— BEGIN Raw data —
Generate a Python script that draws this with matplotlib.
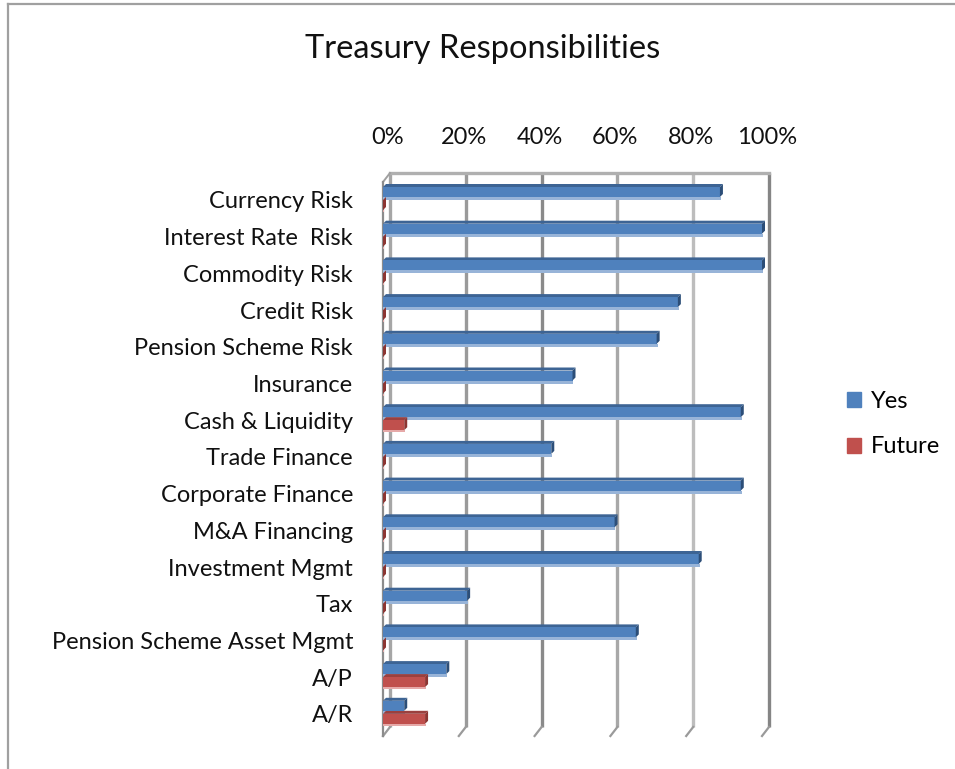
import numpy as np
import matplotlib.pyplot as plt
from matplotlib.patches import Polygon, Patch
from matplotlib.lines import Line2D

categories = ["Currency Risk", "Interest Rate  Risk", "Commodity Risk", "Credit Risk",
              "Pension Scheme Risk", "Insurance", "Cash & Liquidity", "Trade Finance",
              "Corporate Finance", "M&A Financing", "Investment Mgmt", "Tax",
              "Pension Scheme Asset Mgmt", "A/P", "A/R"]
yes_pct = [88.9, 100.0, 100.0, 77.8, 72.2, 50.0, 94.4, 44.4, 94.4, 61.1, 83.3, 22.2, 66.7, 16.7, 5.6]
future_pct = [0, 0, 0, 0, 0, 0, 5.6, 0, 0, 0, 0, 0, 0, 11.1, 11.1]
tick_pct = [0, 20, 40, 60, 80, 100]
tick_labels = ["0%", "20%", "40%", "60%", "80%", "100%"]

plt.rcParams['font.family'] = ['Lato', 'DejaVu Sans']

W, H = 955, 769
fig = plt.figure(figsize=(W / 100, H / 100), dpi=100)

# plot box in pixels, and pixel scale of the data
left_px, right_px, top_px, bot_px = 375, 780, 165, 750
x0_px, row0_px = 383, 200
px_x, px_y = 3.79, 36.7

ax = fig.add_axes([left_px / W, 1 - bot_px / H, (right_px - left_px) / W, (bot_px - top_px) / H])
ax.set_xlim((left_px - x0_px) / px_x, (right_px - x0_px) / px_x)
ax.set_ylim((bot_px - row0_px) / px_y, (top_px - row0_px) / px_y)
ax.axis('off')


def dx(p):
    return p / px_x


def dy(p):
    return p / px_y


# walls: back offset and floor
wall_dx, wall_dy = dx(7), dy(-9)
y_top_front = dy(182 - row0_px)
y_bot_front = dy(736 - row0_px)
y_top_back = y_top_front + wall_dy
y_bot_back = y_bot_front + wall_dy
grid_cols = ['#a6a6a6', '#9a9a9a', '#8a8a8a', '#a8a8a8', '#bdbdbd', '#858585']

for t, c in zip(tick_pct, grid_cols):
    xb = t + wall_dx
    ax.plot([xb, xb], [y_top_back, y_bot_back], color=c, lw=2.4, solid_capstyle='butt', zorder=1)
    ax.plot([xb, t], [y_bot_back, y_bot_front], color='#9a9a9a', lw=1.6, zorder=1)

ax.plot([wall_dx, 100 + wall_dx], [y_top_back, y_top_back], color='#b0b0b0', lw=2.4, zorder=1)
ax.plot([0, wall_dx], [y_top_front, y_top_back], color='#a0a0a0', lw=1.4, zorder=1)
ax.plot([0, 0], [y_top_front, y_bot_front], color='#8c8c8c', lw=1.6, zorder=1)

# 3D-looking bars
bar_d = dx(3), dy(-3)


def bar3d(v, y_top, y_bot, front, top, side, strip, strip_h):
    ax.add_patch(Polygon([(0, y_top), (bar_d[0], y_top + bar_d[1]), (v + bar_d[0], y_top + bar_d[1]), (v, y_top)],
                         closed=True, fc=top, ec='none', zorder=3))
    if v > 0:
        ax.barh(0.5 * (y_top + y_bot), v, height=y_bot - y_top, left=0, color=front, zorder=4)
    ax.add_patch(Polygon([(v, y_top), (v + bar_d[0], y_top + bar_d[1]), (v + bar_d[0], y_bot + bar_d[1]), (v, y_bot)],
                         closed=True, fc=side, ec='none', zorder=4))
    ax.add_patch(Polygon([(0, y_bot), (v + bar_d[0] * 0.3, y_bot), (v + bar_d[0] * 0.3, y_bot + strip_h), (0, y_bot + strip_h)],
                         closed=True, fc=strip, ec='none', zorder=2))


for i, (yv, fv) in enumerate(zip(yes_pct, future_pct)):
    bar3d(fv, i + dy(0), i + dy(10), '#c0504d', '#9b403e', '#8c3532', '#e6a9a8', dy(2))
    bar3d(yv, i + dy(-13), i + dy(-3), '#4f81bd', '#3d6494', '#2c4e78', '#98b4d8', dy(3))

# category labels and percentage labels
for i, name in enumerate(categories):
    ax.text(dx(353 - x0_px), i + dy(2), name, ha='right', va='center', fontsize=17, color='#111111', clip_on=False)

for t, lab in zip(tick_pct, tick_labels):
    ax.text(t + wall_dx - dx(2), dy(138 - row0_px), lab, ha='center', va='center', fontsize=17,
            color='#111111', clip_on=False)

fig.text(483 / W, 1 - 49 / H, "Treasury Responsibilities", ha='center', va='center', fontsize=23.5, color='#111111')

handles = [Patch(color='#4f81bd', label='Yes'), Patch(color='#c0504d', label='Future')]
fig.legend(handles=handles, loc='center left', bbox_to_anchor=(826 / W, 1 - 424 / H), frameon=False,
           fontsize=17, handlelength=0.6, handleheight=0.6, handletextpad=0.4, labelspacing=1.05)

# chart border
fig.add_artist(Line2D([8 / W, 1], [1 - 4 / H, 1 - 4 / H], color='#a0a0a0', lw=1.6))
fig.add_artist(Line2D([8 / W, 8 / W], [1 - 4 / H, 0], color='#a0a0a0', lw=1.6))

fig.savefig("out.png", dpi=100)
— END Raw data —
» **Exercise aim**:
Leave the images out, please, and restate each line word for word.

» **Problem solution**:
Generate a Python script that draws this with matplotlib.
import numpy as np
import matplotlib.pyplot as plt
from matplotlib.patches import Polygon, Patch
from matplotlib.lines import Line2D

categories = ["Currency Risk", "Interest Rate  Risk", "Commodity Risk", "Credit Risk",
              "Pension Scheme Risk", "Insurance", "Cash & Liquidity", "Trade Finance",
              "Corporate Finance", "M&A Financing", "Investment Mgmt", "Tax",
              "Pension Scheme Asset Mgmt", "A/P", "A/R"]
yes_pct = [88.9, 100.0, 100.0, 77.8, 72.2, 50.0, 94.4, 44.4, 94.4, 61.1, 83.3, 22.2, 66.7, 16.7, 5.6]
future_pct = [0, 0, 0, 0, 0, 0, 5.6, 0, 0, 0, 0, 0, 0, 11.1, 11.1]
tick_pct = [0, 20, 40, 60, 80, 100]
tick_labels = ["0%", "20%", "40%", "60%", "80%", "100%"]

plt.rcParams['font.family'] = ['Lato', 'DejaVu Sans']

W, H = 955, 769
fig = plt.figure(figsize=(W / 100, H / 100), dpi=100)

# plot box in pixels, and pixel scale of the data
left_px, right_px, top_px, bot_px = 375, 780, 165, 750
x0_px, row0_px = 383, 200
px_x, px_y = 3.79, 36.7

ax = fig.add_axes([left_px / W, 1 - bot_px / H, (right_px - left_px) / W, (bot_px - top_px) / H])
ax.set_xlim((left_px - x0_px) / px_x, (right_px - x0_px) / px_x)
ax.set_ylim((bot_px - row0_px) / px_y, (top_px - row0_px) / px_y)
ax.axis('off')


def dx(p):
    return p / px_x


def dy(p):
    return p / px_y


# walls: back offset and floor
wall_dx, wall_dy = dx(7), dy(-9)
y_top_front = dy(182 - row0_px)
y_bot_front = dy(736 - row0_px)
y_top_back = y_top_front + wall_dy
y_bot_back = y_bot_front + wall_dy
grid_cols = ['#a6a6a6', '#9a9a9a', '#8a8a8a', '#a8a8a8', '#bdbdbd', '#858585']

for t, c in zip(tick_pct, grid_cols):
    xb = t + wall_dx
    ax.plot([xb, xb], [y_top_back, y_bot_back], color=c, lw=2.4, solid_capstyle='butt', zorder=1)
    ax.plot([xb, t], [y_bot_back, y_bot_front], color='#9a9a9a', lw=1.6, zorder=1)

ax.plot([wall_dx, 100 + wall_dx], [y_top_back, y_top_back], color='#b0b0b0', lw=2.4, zorder=1)
ax.plot([0, wall_dx], [y_top_front, y_top_back], color='#a0a0a0', lw=1.4, zorder=1)
ax.plot([0, 0], [y_top_front, y_bot_front], color='#8c8c8c', lw=1.6, zorder=1)

# 3D-looking bars
bar_d = dx(3), dy(-3)


def bar3d(v, y_top, y_bot, front, top, side, strip, strip_h):
    ax.add_patch(Polygon([(0, y_top), (bar_d[0], y_top + bar_d[1]), (v + bar_d[0], y_top + bar_d[1]), (v, y_top)],
                         closed=True, fc=top, ec='none', zorder=3))
    if v > 0:
        ax.barh(0.5 * (y_top + y_bot), v, height=y_bot - y_top, left=0, color=front, zorder=4)
    ax.add_patch(Polygon([(v, y_top), (v + bar_d[0], y_top + bar_d[1]), (v + bar_d[0], y_bot + bar_d[1]), (v, y_bot)],
                         closed=True, fc=side, ec='none', zorder=4))
    ax.add_patch(Polygon([(0, y_bot), (v + bar_d[0] * 0.3, y_bot), (v + bar_d[0] * 0.3, y_bot + strip_h), (0, y_bot + strip_h)],
                         closed=True, fc=strip, ec='none', zorder=2))


for i, (yv, fv) in enumerate(zip(yes_pct, future_pct)):
    bar3d(fv, i + dy(0), i + dy(10), '#c0504d', '#9b403e', '#8c3532', '#e6a9a8', dy(2))
    bar3d(yv, i + dy(-13), i + dy(-3), '#4f81bd', '#3d6494', '#2c4e78', '#98b4d8', dy(3))

# category labels and percentage labels
for i, name in enumerate(categories):
    ax.text(dx(353 - x0_px), i + dy(2), name, ha='right', va='center', fontsize=17, color='#111111', clip_on=False)

for t, lab in zip(tick_pct, tick_labels):
    ax.text(t + wall_dx - dx(2), dy(138 - row0_px), lab, ha='center', va='center', fontsize=17,
            color='#111111', clip_on=False)

fig.text(483 / W, 1 - 49 / H, "Treasury Responsibilities", ha='center', va='center', fontsize=23.5, color='#111111')

handles = [Patch(color='#4f81bd', label='Yes'), Patch(color='#c0504d', label='Future')]
fig.legend(handles=handles, loc='center left', bbox_to_anchor=(826 / W, 1 - 424 / H), frameon=False,
           fontsize=17, handlelength=0.6, handleheight=0.6, handletextpad=0.4, labelspacing=1.05)

# chart border
fig.add_artist(Line2D([8 / W, 1], [1 - 4 / H, 1 - 4 / H], color='#a0a0a0', lw=1.6))
fig.add_artist(Line2D([8 / W, 8 / W], [1 - 4 / H, 0], color='#a0a0a0', lw=1.6))

fig.savefig("out.png", dpi=100)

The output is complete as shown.